Entre l'affirmation d'une tautologique entre le mot et le réel et le contre pied de ceci, cela signifie la même chose que ce que dit la poésie : l'art toujours interroge une mimésis impossible. Blasphématoire, l'Autoportrait à la fourrure ? Dürer superpose son visage à celui du Christ, et pose question au public qui a certainement vu les deux autoportraits précédents, qui sont eux fidèles à la catégorie générique annoncée. Mais il semble que les traits du visage soient plus étoffés, la chair épaisse aux contours tremblés suggère une érosion due à la temporalité terrestre, mais la teinte de la carnation fait contre poids à l'obscurité de l'arrière plan et ouvre la substance de l'être à l'éternité. Le vêtement sombre qui couvre la moitié de la toile de couleurs chaudes travaillées de demi-teintes et la position de la main, fine et orientée vers le ciel, bénéficient d'une mise en œuvre paradigmatique sur la lumière : main et visage d'une chair douce mais flamboyante tracent une des lignes de force du tableau, une diagonale ascendante, qui met le spectateur sur le voie d'une transcendance. Le peintre montre ceci, ce chemin vers une spiritualité qui pigmente sa chair désormais, et permet à son âme d'apparaître, plus loin que le regard, le sien, mais aussi celui du public, dans cette peinture édifice où l'homme et sa transfiguration dans l'art sont offerts. La poésie est ceci, touches de langage et travail sur les espaces scripturaux, pour que l'image décuple la puissance inédite de ce que ne montrent pas les mots.

Evoquer la peinture c'est convoquer le pouvoir totémique du langage, dans cette fonction expiatoire et libératoire de l'art, et introduire à le lecture de cette Anthologie du Cygne.
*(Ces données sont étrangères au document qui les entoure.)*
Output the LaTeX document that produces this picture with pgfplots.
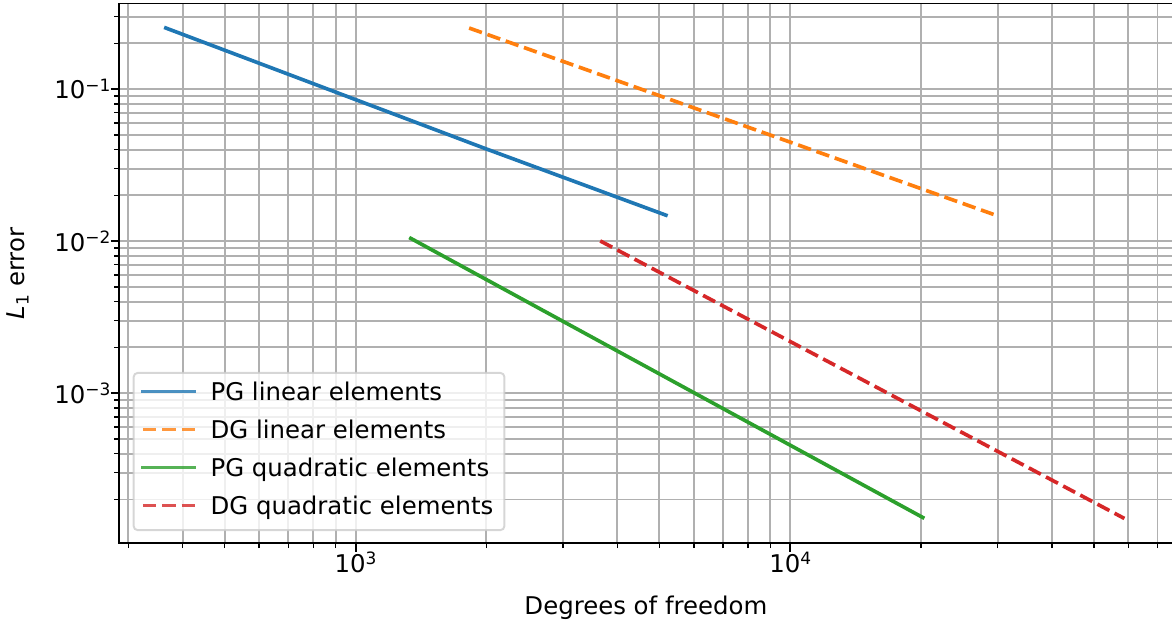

Tant d'années pour recueillir ces tapisseries pluri-sémantiques que sont les vers offerts dans ces pages, et les noms de ces poètes qui cherchent comment s'appelle une pipe qui n'existe pas.

C'est Roger Gonnet : 

 

Le temps pesait sur les paupières
La nuit n'était pas inventée1

 

C'est Sophie Brassart :

 

Arracher des nues 
                le reflet                                  des chemins

                Apparaître et disparaître2

 

C'est Ismael Billy :

 

Et dans le tranchée égorgée des vieux puits abandonnés des
siècles qui psalmodient de vent les chants de la vengeance,
Il y a toi3

 

C'est Philippe Leuckx : 

 

Ô toi sentiment du peu
qui effleures
le sombre.4

 

C'est Vincent Motard-Avargues : 

 

             Il mordait le temps
pour échapper au silence5

 

C'est Thomas Vinau :

 

La tête comme une flaque
d'eau morte6

 

C'est Denis Emorine :

 

j'ose enfin effleurer ton visage
et garder ces cinq pétales
serrés
dans ma main
sans froisser ton nom.7

 

C'est Werner Lambersy :

 

Nous en avons fini
avec la mort8

 

Et combien d'autres... Quelques miettes de ce pain cosmique, la poésie, mais quelles miettes !
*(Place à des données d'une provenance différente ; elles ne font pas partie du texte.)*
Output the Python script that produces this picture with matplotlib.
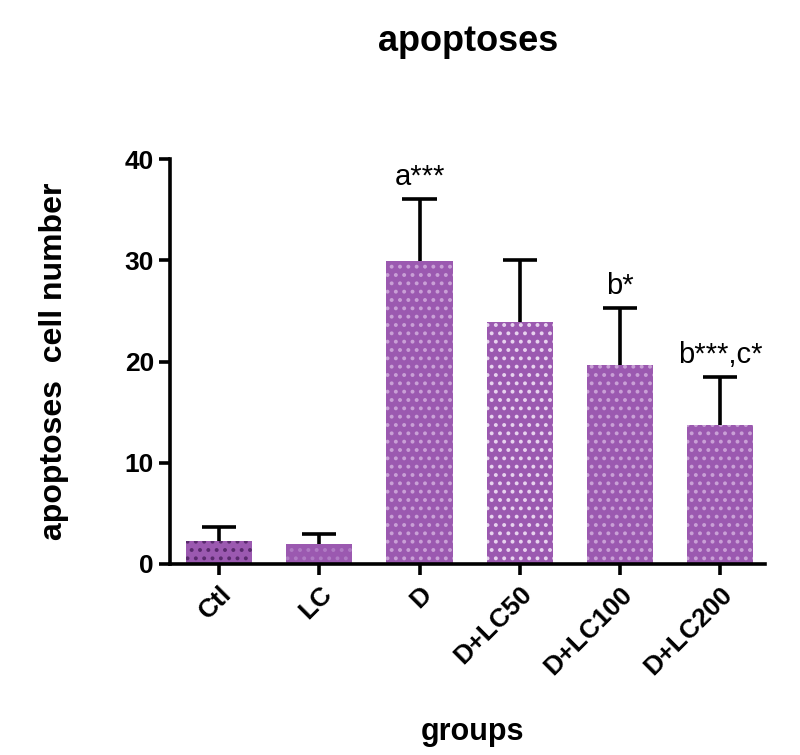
import matplotlib
matplotlib.use('Agg')

import matplotlib.pyplot as plt
import numpy as np

plt.rcParams['font.family'] = ['Liberation Sans', 'DejaVu Sans']
plt.rcParams['hatch.linewidth'] = 1.6

# ---------------------------
# DATA
# ---------------------------
groups = ["Ctl", "LC", "D", "D+LC50", "D+LC100", "D+LC200"]
means = [2.3, 2.0, 29.9, 23.9, 19.7, 13.7]
sd = [1.4, 1.0, 6.2, 6.1, 5.6, 4.8]
labels = ["", "", "a***", "", "b*", "b***,c*"]

bar_color = "#9b59b0"
hatch_colors = ["#5a2a6e", "#b07cc4", "#c9a0d6", "#e7d3ee", "#c9a0d6", "#c9a0d6"]

# ---------------------------
# FIGURE
# ---------------------------
fig = plt.figure(figsize=(8, 7.55), dpi=100)
ax = fig.add_axes([0.2125, 0.253, 0.744, 0.536])

x = np.arange(len(groups))
for i in range(len(groups)):
    ax.bar(x[i], means[i], width=0.66, color=bar_color,
           edgecolor=hatch_colors[i], linewidth=0, hatch='..', zorder=2)

# error bars, upper half only
tops = np.array(means) + np.array(sd)
ax.vlines(x, means, tops, color='black', linewidth=2.6, zorder=3)
ax.hlines(tops, x - 0.17, x + 0.17, color='black', linewidth=2.6, zorder=3)

for i, lab in enumerate(labels):
    if lab:
        ax.text(x[i], tops[i] + 0.8, lab, ha='center', va='bottom',
                fontsize=21)

ax.set_xlim(-0.49, 5.45)
ax.set_ylim(0, 40)
ax.set_yticks([0, 10, 20, 30, 40])
ax.set_xticks(x)
ax.set_xticklabels(groups, rotation=45, ha='right', rotation_mode='anchor',
                   fontsize=19, fontweight='bold')
for t in ax.get_yticklabels():
    t.set_fontsize(19)
    t.set_fontweight('bold')

for s in ['top', 'right']:
    ax.spines[s].set_visible(False)
for s in ['left', 'bottom']:
    ax.spines[s].set_linewidth(2.6)
ax.tick_params(axis='both', length=8, width=2.6, direction='out')
ax.tick_params(axis='x', pad=5)

ax.set_ylabel("apoptoses  cell number", fontsize=23, fontweight='bold', labelpad=40)
fig.text(0.59, 0.02, "groups", ha='center', fontsize=22, fontweight='bold')
fig.text(0.585, 0.932, "apoptoses", ha='center', fontsize=26, fontweight='bold')

fig.savefig("out.png", dpi=100)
Pas une anthologie comme les autres, mais le reflet de vingt ans de poésie, vingt ans passés à chercher ce paradoxe qu'est le tu du langage dans la parole. Merci au Cygne.

 

Notes

1. Roger Gonnet, Les Jardins de clarté, Editions du Cygne, 2019.

2. Sophie Brassart, Je vais, à la mesure du ciel, Editons du Cygne, 2019.
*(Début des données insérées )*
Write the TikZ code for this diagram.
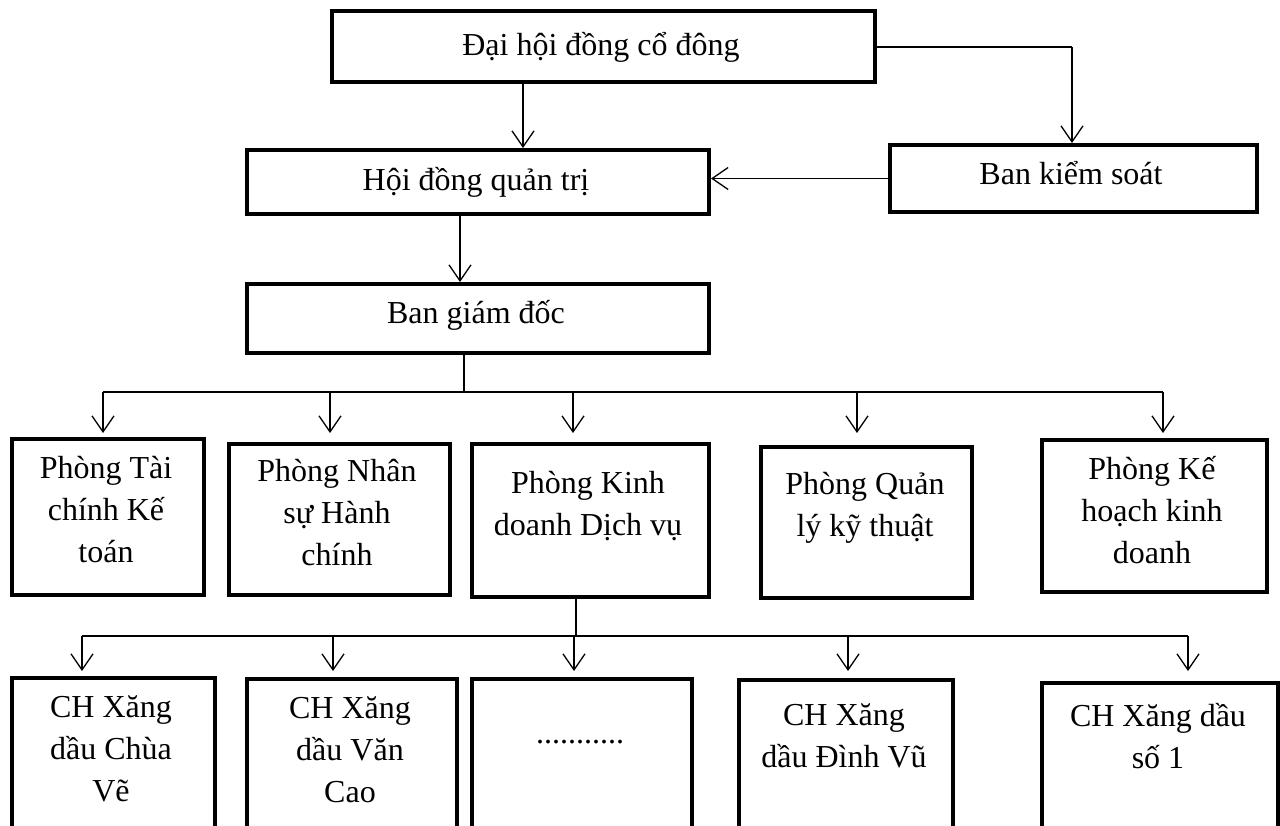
\documentclass[tikz,border=0pt]{standalone}
\usepackage{fontspec}
\setmainfont{Liberation Serif}
\usetikzlibrary{arrows.meta}

% box from (left,top) to (right,bottom), in pixel-like units
\newcommand{\orgbox}[5]{%
  \node[box, minimum width={(#4)-(#2)}, minimum height={(#5)-(#3)}, anchor=north west] (#1) at (#2,#3) {};}

\begin{document}
\begin{tikzpicture}[x=1pt,y=-1pt,
  box/.style={draw, line width=4pt, rectangle, inner sep=0pt},
  % labels are placed by the baseline of their last line
  lbl/.style={font=\fontsize{32}{42}\selectfont, align=center, inner sep=0pt, anchor=base},
  conn/.style={line width=1.3pt},
  arr/.style={conn, -{Straight Barb[length=16pt,width=22pt]}}]
\useasboundingbox (0,0) rectangle (1280,825);
\clip (0,0) rectangle (1280,825);

% --- top levels
\orgbox{dh}{330}{9}{873}{80}
\node[lbl] (tdh) at (601,55) {Đại hội đồng cổ đông};
\orgbox{hd}{245}{148}{707}{212}
\node[lbl] (thd) at (476,190) {Hội đồng quản trị};
\orgbox{bks}{888}{143}{1255}{210}
\node[lbl] (tbks) at (1071,184) {Ban kiểm soát};
\orgbox{bgd}{245}{282}{707}{351}
\node[lbl] (tbgd) at (476,323) {Ban giám đốc};

% --- departments
\orgbox{p1}{10}{437}{202}{593}
\node[lbl] (tp1) at (106,562) {Phòng Tài\\chính Kế\\toán};
\orgbox{p2}{227}{442}{448}{593}
\node[lbl] (tp2) at (337,565) {Phòng Nhân\\sự Hành\\chính};
\orgbox{p3}{470}{442}{707}{595}
\node[lbl] (tp3) at (588,535) {Phòng Kinh\\doanh Dịch vụ};
\orgbox{p4}{759}{445}{970}{596}
\node[lbl] (tp4) at (865,536) {Phòng Quản\\lý kỹ thuật};
\orgbox{p5}{1040}{438}{1265}{590}
\node[lbl] (tp5) at (1152,563) {Phòng Kế\\hoạch kinh\\doanh};

% --- stations
\orgbox{s1}{10}{676}{213}{860}
\node[lbl] (ts1) at (111,801) {CH Xăng\\dầu Chùa\\Vẽ};
\orgbox{s2}{245}{677}{455}{860}
\node[lbl] (ts2) at (350,802) {CH Xăng\\dầu Văn\\Cao};
\orgbox{s3}{470}{677}{690}{860}
\node[lbl] (ts3) at (580,743) {...........};
\orgbox{s4}{737}{678}{951}{860}
\node[lbl] (ts4) at (844,767) {CH Xăng\\dầu Đình Vũ};
\orgbox{s5}{1040}{681}{1276}{860}
\node[lbl] (ts5) at (1158,768) {CH Xăng dầu\\số 1};

% --- upper connectors
\coordinate (c1) at (523,0);
\draw[arr] (c1 |- dh.south) -- (c1 |- hd.north);
\coordinate (c2) at (1072,47);
\draw[conn] (c2 -| dh.east) -- (c2);
\draw[arr] (c2) -- (c2 |- bks.north);
\draw[arr] (bks.west) -- (bks.west -| hd.east);
\coordinate (c3) at (460,0);
\draw[arr] (c3 |- hd.south) -- (c3 |- bgd.north);

% --- bus to departments
\coordinate (busA) at (464,392);
\coordinate (tipA) at (0,433);
\draw[conn] (busA |- bgd.south) -- (busA);
\coordinate (a1) at (103,392);
\coordinate (a2) at (330,392);
\coordinate (a3) at (573,392);
\coordinate (a4) at (857,392);
\coordinate (a5) at (1163,392);
\draw[conn] (a1) -- (a5);
\foreach \k in {1,...,5} \draw[arr] (a\k) -- (a\k |- tipA);

% --- bus to stations
\coordinate (busB) at (576,636);
\coordinate (tipB) at (0,671);
\draw[conn] (busB |- p3.south) -- (busB);
\coordinate (b1) at (82,636);
\coordinate (b2) at (333,636);
\coordinate (b3) at (574,636);
\coordinate (b4) at (848,636);
\coordinate (b5) at (1188,636);
\draw[conn] (b1) -- (b5);
\foreach \k in {1,...,5} \draw[arr] (b\k) -- (b\k |- tipB);
\end{tikzpicture}
\end{document}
3. Ismael Billy, Amours sibériennes, Editions du Cygne, 2018

4. Philippe Leuckx, Au plus près, Editions du Cygne, 2012.

5. Vincent Motard-Avargues, Un écho de nuit, Editions du Cygne, 2011.

6. Thomas Vinau, Le Trou, Editions du cygne, 2008.

7. Dénis Emorine, Lettres à Saïda, Editions du Cygne, 2008.

8. Wernber Lambersy, Effets du facteur éolien de l’art sur l’érosion des choses, Editions du Cygne, 2008.